We all use different CRM/CMS platforms. Some groups custom code projects. Some groups use open source projects. New apps and websites are coming online all the time with the “cure all” to our problems. New group decision-making apps are created every year. New best-practices apps and organizations are launching all the time. But individual apps and organizations just don’t seem like they will ever be able to build out an infrastructure, grow themselves into sustainable efforts, and provide the collaborative, innovative technology to move the progressive advocacy community forward over the next 20+ years.
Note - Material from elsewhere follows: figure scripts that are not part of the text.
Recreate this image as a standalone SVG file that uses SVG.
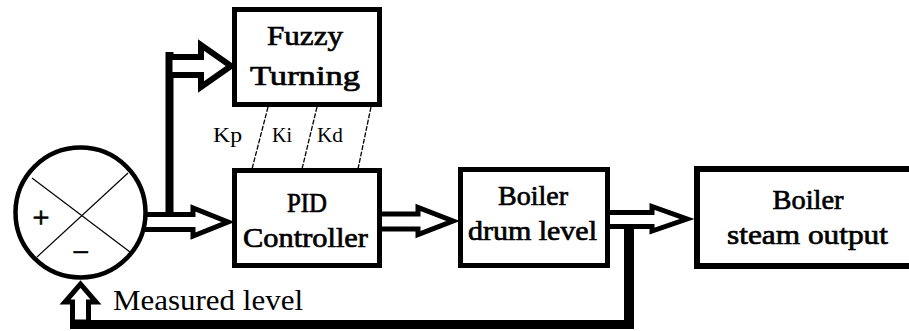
<svg xmlns="http://www.w3.org/2000/svg" width="909" height="331" viewBox="0 0 909 331">
<style>
.box{fill:#fff;stroke:#000;stroke-width:5}
.arr{fill:#fff;stroke:#000;stroke-width:5;stroke-linejoin:miter}
.lbl{font-family:"Liberation Serif","DejaVu Serif","Times New Roman",serif;font-weight:normal;font-size:28px;fill:#000;stroke:#000;stroke-width:0.7;text-anchor:middle}
.k{font-family:"Liberation Serif","DejaVu Serif","Times New Roman",serif;font-size:21px;fill:#000}
.sig{font-family:"Liberation Serif","DejaVu Serif","Times New Roman",serif;font-size:30px;fill:#000;stroke:#000;stroke-width:0.8;text-anchor:middle}
.thin{stroke:#000;stroke-width:1.2;fill:none}
.dash{stroke:#000;stroke-width:1.3;fill:none;stroke-dasharray:5 1.5}
</style>
<rect width="909" height="331" fill="#fff"/>
<g id="connectors">
  <polygon class="arr" points="140,214.5 193,214.5 193,208 228,222 193,236 193,229.5 140,229.5"/>
  <rect x="165.5" y="52" width="8" height="164" fill="#000"/>
  <polygon class="arr" style="stroke-width:6" points="169.5,57 201,57 201,45 231,66 201,87 201,75 169.5,75"/>
  <polygon class="arr" points="379.5,214 418,214 418,207.5 453,221 418,234.5 418,229 379.5,229"/>
  <polygon class="arr" points="607,212.5 652,212.5 652,206.5 687,219 652,231 652,226.5 607,226.5"/>
  <rect x="624" y="225" width="10" height="104" fill="#000"/>
  <rect x="70" y="320" width="564" height="9" fill="#000"/>
  <polygon class="arr" points="72.5,322 72.5,302 65,302 80.5,284 96,302 88.5,302 88.5,322"/>
  <line class="dash" x1="268" y1="107" x2="252" y2="169"/>
  <line class="dash" x1="317" y1="107" x2="302" y2="169"/>
  <line class="dash" x1="371" y1="107" x2="358" y2="169"/>
</g>
<g id="sum">
  <circle cx="80.5" cy="212.5" r="65" fill="#fff" stroke="#000" stroke-width="4.5"/>
  <line class="thin" x1="32" y1="178" x2="130" y2="252"/>
  <line class="thin" x1="128" y1="173" x2="37" y2="257"/>
  <text class="sig" x="41" y="227">+</text>
  <text class="sig" x="81" y="262">−</text>
</g>
<g id="fuzzy">
  <rect class="box" x="234.5" y="9.5" width="145" height="95"/>
  <text class="lbl" x="305" y="45" textLength="76" lengthAdjust="spacingAndGlyphs">Fuzzy</text>
  <text class="lbl" x="305" y="85" textLength="110" lengthAdjust="spacingAndGlyphs">Turning</text>
</g>
<g id="gains">
  <text class="k" x="213" y="142" textLength="29" lengthAdjust="spacingAndGlyphs">Kp</text>
  <text class="k" x="272" y="142" textLength="20" lengthAdjust="spacingAndGlyphs">Ki</text>
  <text class="k" x="317" y="142" textLength="26" lengthAdjust="spacingAndGlyphs">Kd</text>
</g>
<g id="pid">
  <rect class="box" x="234.5" y="170.5" width="145" height="95"/>
  <text class="lbl" x="307" y="212" textLength="40" lengthAdjust="spacingAndGlyphs">PID</text>
  <text class="lbl" x="305.5" y="247" textLength="125" lengthAdjust="spacingAndGlyphs">Controller</text>
</g>
<g id="drum">
  <rect class="box" x="460.5" y="169.5" width="147" height="96"/>
  <text class="lbl" x="533" y="205" textLength="70" lengthAdjust="spacingAndGlyphs">Boiler</text>
  <text class="lbl" x="532.5" y="240" textLength="129" lengthAdjust="spacingAndGlyphs">drum level</text>
</g>
<g id="steam">
  <rect class="box" style="stroke-width:6" x="697" y="169" width="240" height="97"/>
  <text class="lbl" x="808" y="209" textLength="71" lengthAdjust="spacingAndGlyphs">Boiler</text>
  <text class="lbl" x="807.5" y="244" textLength="161" lengthAdjust="spacingAndGlyphs">steam output</text>
</g>
<g id="measured">
  <text x="113" y="310" textLength="190" lengthAdjust="spacingAndGlyphs" style="font-family:'Liberation Serif','DejaVu Serif',serif;font-size:29px">Measured level</text>
</g>
</svg>
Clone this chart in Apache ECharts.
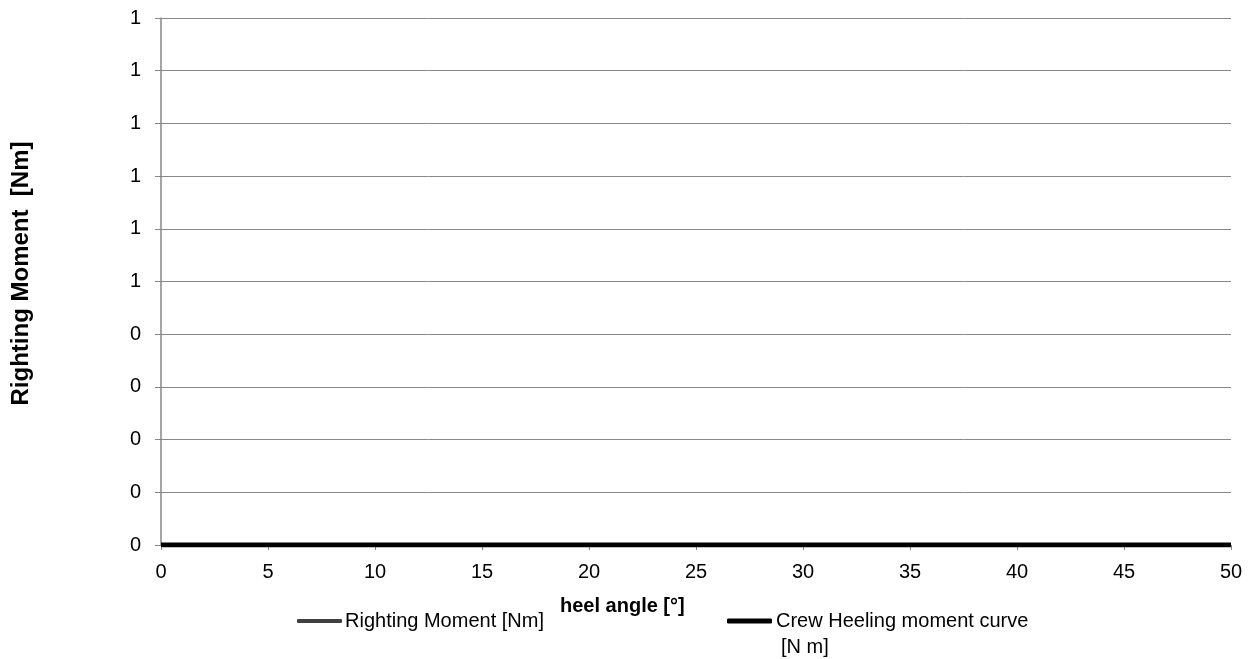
<!DOCTYPE html>
<html>
<head>
<meta charset="utf-8">
<script src="https://cdn.jsdelivr.net/npm/echarts@6/dist/echarts.min.js"></script>
<style>html,body{margin:0;padding:0;background:#fff}#c{width:1250px;height:659px}</style>
</head>
<body>
<div id="c"></div>
<script>
var heelAngles = [0, 5, 10, 15, 20, 25, 30, 35, 40, 45, 50];
var rightingMoment = [0, 0, 0, 0, 0, 0, 0, 0, 0, 0, 0];
var crewHeelingMoment = [0, 0, 0, 0, 0, 0, 0, 0, 0, 0, 0];
var seriesNames = ['Righting Moment [Nm]', 'Crew Heeling moment curve'];
var xTitle = 'heel angle [°]';
var yTitle = 'Righting Moment  [Nm]';
var legendSecondLine = '[N m]';

var FONT = 'Liberation Sans';
function pairs(xs, ys){ return xs.map(function(x,i){ return [x, ys[i]]; }); }

var chart = echarts.init(document.getElementById('c'), null, {renderer:'canvas'});
chart.setOption({
  animation: false,
  backgroundColor: '#fff',
  textStyle: {fontFamily: FONT},
  grid: {left: 161, right: 19, top: 18, bottom: 114, containLabel: false},
  title: {text: xTitle, left: 560, top: 596, padding: 0,
    textStyle: {fontFamily: FONT, fontSize: 20, fontWeight: 'bold', color: '#000'}},
  legend: [
    {data: [seriesNames[0]], left: 297, top: 611, padding: 0, itemWidth: 45, itemHeight: 4, itemGap: 3,
     icon: 'roundRect', textStyle: {fontFamily: FONT, fontSize: 20, color: '#000', padding: [0,0,0,-2]}},
    {data: [seriesNames[1]], left: 727, top: 611, padding: 0, itemWidth: 45, itemHeight: 5, itemGap: 3,
     icon: 'roundRect', textStyle: {fontFamily: FONT, fontSize: 20, color: '#000', padding: [0,0,0,-1]}}
  ],
  graphic: [{type: 'text', left: 781, top: 637, style: {text: legendSecondLine, font: '20px "Liberation Sans"', fill: '#000'}}],
  xAxis: {
    type: 'value', min: 0, max: 50, interval: 5,
    axisLine: {show: true, onZero: false, lineStyle: {color: '#878787', width: 1}},
    axisTick: {show: true, length: 5, lineStyle: {color: '#878787'}},
    axisLabel: {fontFamily: FONT, fontSize: 20, color: '#000', margin: 17},
    splitLine: {show: false}
  },
  yAxis: {
    type: 'value', min: 0, max: 1, interval: 0.1,
    name: yTitle, nameLocation: 'middle', nameGap: 128,
    nameTextStyle: {fontFamily: FONT, fontSize: 24, fontWeight: 'bold', color: '#000', padding: [0, 0, 0, 16]},
    axisLine: {show: true, lineStyle: {color: '#878787', width: 1.5}},
    axisTick: {show: true, length: 6, lineStyle: {color: '#878787'}},
    axisLabel: {fontFamily: FONT, fontSize: 20, color: '#000', margin: 20,
      formatter: function(v){ return Math.round(v).toString(); }},
    splitLine: {show: true, lineStyle: {color: '#898989', width: 1}}
  },
  series: [
    {name: seriesNames[0], type: 'line', data: pairs(heelAngles, rightingMoment), showSymbol: false, symbol: 'none',
     lineStyle: {color: '#404040', width: 3}, itemStyle: {color: '#404040'}, z: 2},
    {name: seriesNames[1], type: 'line', data: pairs(heelAngles, crewHeelingMoment), showSymbol: false, symbol: 'none',
     lineStyle: {color: '#000000', width: 5}, itemStyle: {color: '#000000'}, z: 3}
  ]
});
</script>
</body>
</html>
Organizers oftentimes say that people are the solution to our problems. Technologists oftentimes say that digital is the solution. Old-school strategists point to local organizing and distributed decision making as the key to growing our movement. New-school strategists point to list building and distributed organizing supported by large organizations as tenants of new organizing. The question remains though: is any one strategy the correct one? How can we bridge all of these concepts together in a way that won’t solve the problems we’re seeing today, but will solve the problems in 5 years, 10 years, 20 years down the line.

Finally, some people may wonder why this process should be limited to the progressive political advocacy community – and why not build something out like this for people of all political persuasions. The main reason is that this process is complicated enough without trying to bring together politically disparate groups and individuals and try to get them to work together. It would be like trying to teach 100 cats to dance a synchronized swimming routine – perhaps fun to watch, and amazing if it actually worked out – but utterly unrealistic when looking at the challenges at hand.